[Start of Data lines]

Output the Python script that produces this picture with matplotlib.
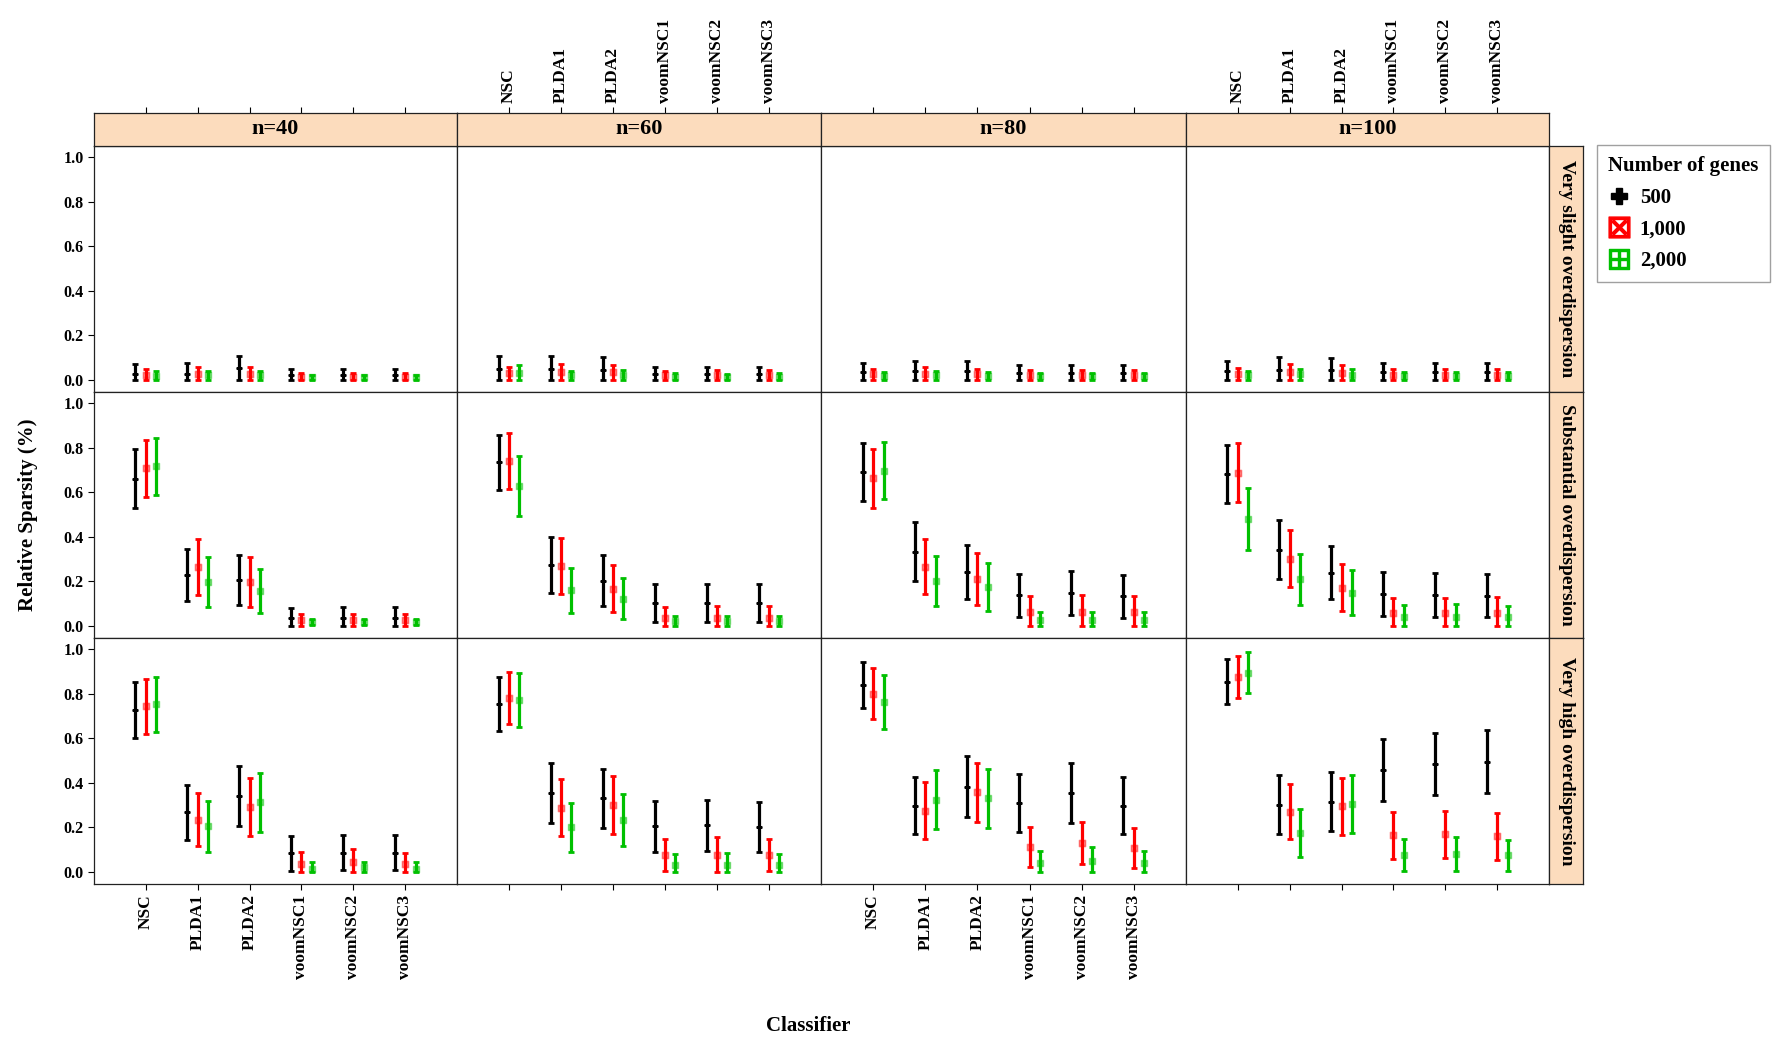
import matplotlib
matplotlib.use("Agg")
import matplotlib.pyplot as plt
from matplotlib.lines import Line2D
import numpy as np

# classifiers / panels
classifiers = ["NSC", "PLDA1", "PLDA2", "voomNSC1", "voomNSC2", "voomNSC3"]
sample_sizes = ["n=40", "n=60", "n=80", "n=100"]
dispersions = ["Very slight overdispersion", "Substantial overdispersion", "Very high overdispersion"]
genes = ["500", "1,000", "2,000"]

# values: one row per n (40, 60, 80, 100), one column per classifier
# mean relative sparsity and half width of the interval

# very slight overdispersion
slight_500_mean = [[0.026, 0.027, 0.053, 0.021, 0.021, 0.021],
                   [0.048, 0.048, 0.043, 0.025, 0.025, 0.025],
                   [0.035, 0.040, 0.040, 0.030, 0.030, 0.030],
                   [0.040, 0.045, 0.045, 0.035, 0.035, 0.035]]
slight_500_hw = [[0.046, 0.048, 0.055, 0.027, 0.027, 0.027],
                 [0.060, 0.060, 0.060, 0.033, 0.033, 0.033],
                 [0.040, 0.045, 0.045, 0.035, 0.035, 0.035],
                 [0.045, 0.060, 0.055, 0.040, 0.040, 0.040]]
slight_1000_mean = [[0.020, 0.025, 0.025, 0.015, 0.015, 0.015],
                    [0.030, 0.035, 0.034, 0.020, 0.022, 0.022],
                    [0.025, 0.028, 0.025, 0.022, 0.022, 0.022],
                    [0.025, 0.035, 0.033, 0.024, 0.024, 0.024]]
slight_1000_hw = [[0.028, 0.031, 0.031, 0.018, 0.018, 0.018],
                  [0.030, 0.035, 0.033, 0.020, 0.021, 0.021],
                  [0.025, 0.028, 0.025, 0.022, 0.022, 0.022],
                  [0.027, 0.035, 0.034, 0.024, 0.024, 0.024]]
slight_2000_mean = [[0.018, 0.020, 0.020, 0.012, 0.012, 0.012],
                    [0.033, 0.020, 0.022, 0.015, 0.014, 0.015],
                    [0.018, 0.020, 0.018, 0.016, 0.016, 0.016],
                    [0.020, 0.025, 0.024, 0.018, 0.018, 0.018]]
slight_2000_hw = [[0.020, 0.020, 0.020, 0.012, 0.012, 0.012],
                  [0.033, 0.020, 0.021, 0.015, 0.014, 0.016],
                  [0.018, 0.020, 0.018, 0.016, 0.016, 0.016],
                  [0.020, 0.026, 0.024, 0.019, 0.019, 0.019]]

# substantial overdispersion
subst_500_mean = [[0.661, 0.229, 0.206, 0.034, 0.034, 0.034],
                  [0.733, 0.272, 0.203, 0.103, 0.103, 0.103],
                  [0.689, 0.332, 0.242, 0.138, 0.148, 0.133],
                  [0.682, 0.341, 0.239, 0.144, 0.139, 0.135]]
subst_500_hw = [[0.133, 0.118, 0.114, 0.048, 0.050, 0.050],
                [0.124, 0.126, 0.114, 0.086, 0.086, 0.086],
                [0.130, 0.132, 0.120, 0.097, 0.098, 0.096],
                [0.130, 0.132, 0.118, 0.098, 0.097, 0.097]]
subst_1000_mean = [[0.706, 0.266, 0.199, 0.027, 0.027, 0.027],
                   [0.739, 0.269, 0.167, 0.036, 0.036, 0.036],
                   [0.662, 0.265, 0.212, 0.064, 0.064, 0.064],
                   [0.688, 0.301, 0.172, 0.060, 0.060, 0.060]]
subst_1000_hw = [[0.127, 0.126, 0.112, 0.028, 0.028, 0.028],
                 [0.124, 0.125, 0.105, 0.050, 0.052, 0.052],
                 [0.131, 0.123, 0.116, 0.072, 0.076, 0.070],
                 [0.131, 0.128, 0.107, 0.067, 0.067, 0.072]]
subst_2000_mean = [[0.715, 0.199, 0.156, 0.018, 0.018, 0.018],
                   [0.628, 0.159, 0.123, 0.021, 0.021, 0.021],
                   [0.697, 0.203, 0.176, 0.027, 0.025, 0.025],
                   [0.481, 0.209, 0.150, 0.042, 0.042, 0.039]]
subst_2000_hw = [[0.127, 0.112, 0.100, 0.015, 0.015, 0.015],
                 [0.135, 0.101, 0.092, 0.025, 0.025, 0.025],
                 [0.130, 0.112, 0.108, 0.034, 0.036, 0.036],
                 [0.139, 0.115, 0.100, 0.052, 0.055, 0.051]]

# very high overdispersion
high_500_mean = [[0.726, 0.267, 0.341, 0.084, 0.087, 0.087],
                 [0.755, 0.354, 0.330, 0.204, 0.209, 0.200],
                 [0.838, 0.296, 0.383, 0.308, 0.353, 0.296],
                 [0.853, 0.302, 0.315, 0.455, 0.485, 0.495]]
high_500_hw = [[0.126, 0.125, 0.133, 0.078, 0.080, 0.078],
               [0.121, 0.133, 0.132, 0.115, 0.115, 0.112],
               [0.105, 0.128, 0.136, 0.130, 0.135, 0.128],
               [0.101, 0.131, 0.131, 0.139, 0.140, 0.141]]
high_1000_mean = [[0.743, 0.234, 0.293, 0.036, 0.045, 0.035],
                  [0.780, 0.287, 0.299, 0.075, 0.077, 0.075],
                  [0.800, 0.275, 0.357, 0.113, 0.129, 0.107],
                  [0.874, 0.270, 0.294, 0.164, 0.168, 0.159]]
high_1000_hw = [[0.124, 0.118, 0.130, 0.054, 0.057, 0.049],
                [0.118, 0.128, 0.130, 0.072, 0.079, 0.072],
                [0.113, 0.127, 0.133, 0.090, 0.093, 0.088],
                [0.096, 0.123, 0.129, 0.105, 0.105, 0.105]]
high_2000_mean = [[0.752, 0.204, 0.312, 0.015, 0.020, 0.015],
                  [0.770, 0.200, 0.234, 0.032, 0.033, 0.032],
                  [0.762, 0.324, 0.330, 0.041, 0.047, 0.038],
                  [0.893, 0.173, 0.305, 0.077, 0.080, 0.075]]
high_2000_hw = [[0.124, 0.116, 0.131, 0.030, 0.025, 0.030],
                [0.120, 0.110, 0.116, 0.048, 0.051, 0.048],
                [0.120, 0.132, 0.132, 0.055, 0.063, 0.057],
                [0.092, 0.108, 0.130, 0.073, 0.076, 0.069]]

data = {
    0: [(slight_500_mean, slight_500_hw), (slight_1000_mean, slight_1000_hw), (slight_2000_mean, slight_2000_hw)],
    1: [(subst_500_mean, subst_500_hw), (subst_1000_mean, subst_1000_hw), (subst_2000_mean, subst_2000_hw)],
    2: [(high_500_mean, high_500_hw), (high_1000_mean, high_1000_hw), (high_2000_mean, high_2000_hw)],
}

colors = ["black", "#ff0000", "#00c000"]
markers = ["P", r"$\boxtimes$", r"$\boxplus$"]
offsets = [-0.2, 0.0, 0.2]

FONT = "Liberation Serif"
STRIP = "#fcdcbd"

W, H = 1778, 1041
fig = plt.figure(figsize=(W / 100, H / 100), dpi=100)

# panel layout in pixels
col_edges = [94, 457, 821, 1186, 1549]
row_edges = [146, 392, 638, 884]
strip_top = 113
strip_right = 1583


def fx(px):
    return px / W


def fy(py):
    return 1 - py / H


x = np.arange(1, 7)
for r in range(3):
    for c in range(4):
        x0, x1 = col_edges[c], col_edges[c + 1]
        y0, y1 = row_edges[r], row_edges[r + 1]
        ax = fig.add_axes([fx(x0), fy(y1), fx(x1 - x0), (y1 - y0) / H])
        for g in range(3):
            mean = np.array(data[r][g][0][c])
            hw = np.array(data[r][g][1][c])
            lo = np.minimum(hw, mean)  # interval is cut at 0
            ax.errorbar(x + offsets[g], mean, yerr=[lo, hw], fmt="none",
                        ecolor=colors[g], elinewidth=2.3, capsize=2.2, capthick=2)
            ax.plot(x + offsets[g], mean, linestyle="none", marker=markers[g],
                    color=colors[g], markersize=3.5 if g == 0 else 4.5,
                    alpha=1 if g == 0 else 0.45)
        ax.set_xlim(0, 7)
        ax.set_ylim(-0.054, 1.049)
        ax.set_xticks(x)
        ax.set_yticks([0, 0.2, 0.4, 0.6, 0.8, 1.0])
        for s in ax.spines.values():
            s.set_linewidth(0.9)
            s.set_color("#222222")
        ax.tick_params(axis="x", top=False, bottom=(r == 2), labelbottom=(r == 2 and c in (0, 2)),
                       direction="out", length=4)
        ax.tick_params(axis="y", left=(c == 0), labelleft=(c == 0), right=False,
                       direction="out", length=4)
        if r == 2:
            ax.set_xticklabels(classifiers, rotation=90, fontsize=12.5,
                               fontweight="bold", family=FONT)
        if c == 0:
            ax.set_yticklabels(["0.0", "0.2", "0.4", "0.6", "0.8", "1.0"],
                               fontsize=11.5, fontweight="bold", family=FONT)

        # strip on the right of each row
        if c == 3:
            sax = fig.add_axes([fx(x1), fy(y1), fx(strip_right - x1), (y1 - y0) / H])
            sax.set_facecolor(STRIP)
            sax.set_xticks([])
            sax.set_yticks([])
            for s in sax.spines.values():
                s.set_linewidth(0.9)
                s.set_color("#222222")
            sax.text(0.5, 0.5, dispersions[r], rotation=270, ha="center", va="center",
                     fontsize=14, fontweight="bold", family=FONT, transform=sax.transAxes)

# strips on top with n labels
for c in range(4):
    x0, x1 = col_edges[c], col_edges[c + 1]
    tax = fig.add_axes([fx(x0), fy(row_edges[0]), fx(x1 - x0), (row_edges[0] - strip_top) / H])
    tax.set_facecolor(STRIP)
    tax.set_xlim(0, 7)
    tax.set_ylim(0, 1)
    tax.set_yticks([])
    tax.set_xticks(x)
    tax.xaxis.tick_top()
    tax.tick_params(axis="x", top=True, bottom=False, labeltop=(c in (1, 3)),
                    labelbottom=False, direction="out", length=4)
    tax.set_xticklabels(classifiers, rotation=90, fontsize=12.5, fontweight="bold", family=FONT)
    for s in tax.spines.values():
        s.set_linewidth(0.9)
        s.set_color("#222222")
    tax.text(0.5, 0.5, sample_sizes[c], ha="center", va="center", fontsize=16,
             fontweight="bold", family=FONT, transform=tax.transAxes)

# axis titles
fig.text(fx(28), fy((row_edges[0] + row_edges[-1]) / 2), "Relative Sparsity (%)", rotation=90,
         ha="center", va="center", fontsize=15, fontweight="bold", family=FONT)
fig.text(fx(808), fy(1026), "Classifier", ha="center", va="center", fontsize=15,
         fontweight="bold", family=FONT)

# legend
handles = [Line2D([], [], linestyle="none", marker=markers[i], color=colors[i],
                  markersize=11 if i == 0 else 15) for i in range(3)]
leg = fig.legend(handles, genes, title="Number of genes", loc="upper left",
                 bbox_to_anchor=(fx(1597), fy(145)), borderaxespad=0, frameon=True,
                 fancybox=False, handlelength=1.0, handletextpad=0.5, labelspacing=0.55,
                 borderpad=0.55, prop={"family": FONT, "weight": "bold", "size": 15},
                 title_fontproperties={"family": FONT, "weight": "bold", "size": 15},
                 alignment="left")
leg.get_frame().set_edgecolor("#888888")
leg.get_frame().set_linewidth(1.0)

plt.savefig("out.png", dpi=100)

[End of Data lines]

:: Directive ::
Skip the pictures and restate exactly the lines from the beginning of the listing to the line with "# mean relative", that line included.

:: Reply ::
Output the Python script that produces this picture with matplotlib.
import matplotlib
matplotlib.use("Agg")
import matplotlib.pyplot as plt
from matplotlib.lines import Line2D
import numpy as np

# classifiers / panels
classifiers = ["NSC", "PLDA1", "PLDA2", "voomNSC1", "voomNSC2", "voomNSC3"]
sample_sizes = ["n=40", "n=60", "n=80", "n=100"]
dispersions = ["Very slight overdispersion", "Substantial overdispersion", "Very high overdispersion"]
genes = ["500", "1,000", "2,000"]

# values: one row per n (40, 60, 80, 100), one column per classifier
# mean relative sparsity and half width of the interval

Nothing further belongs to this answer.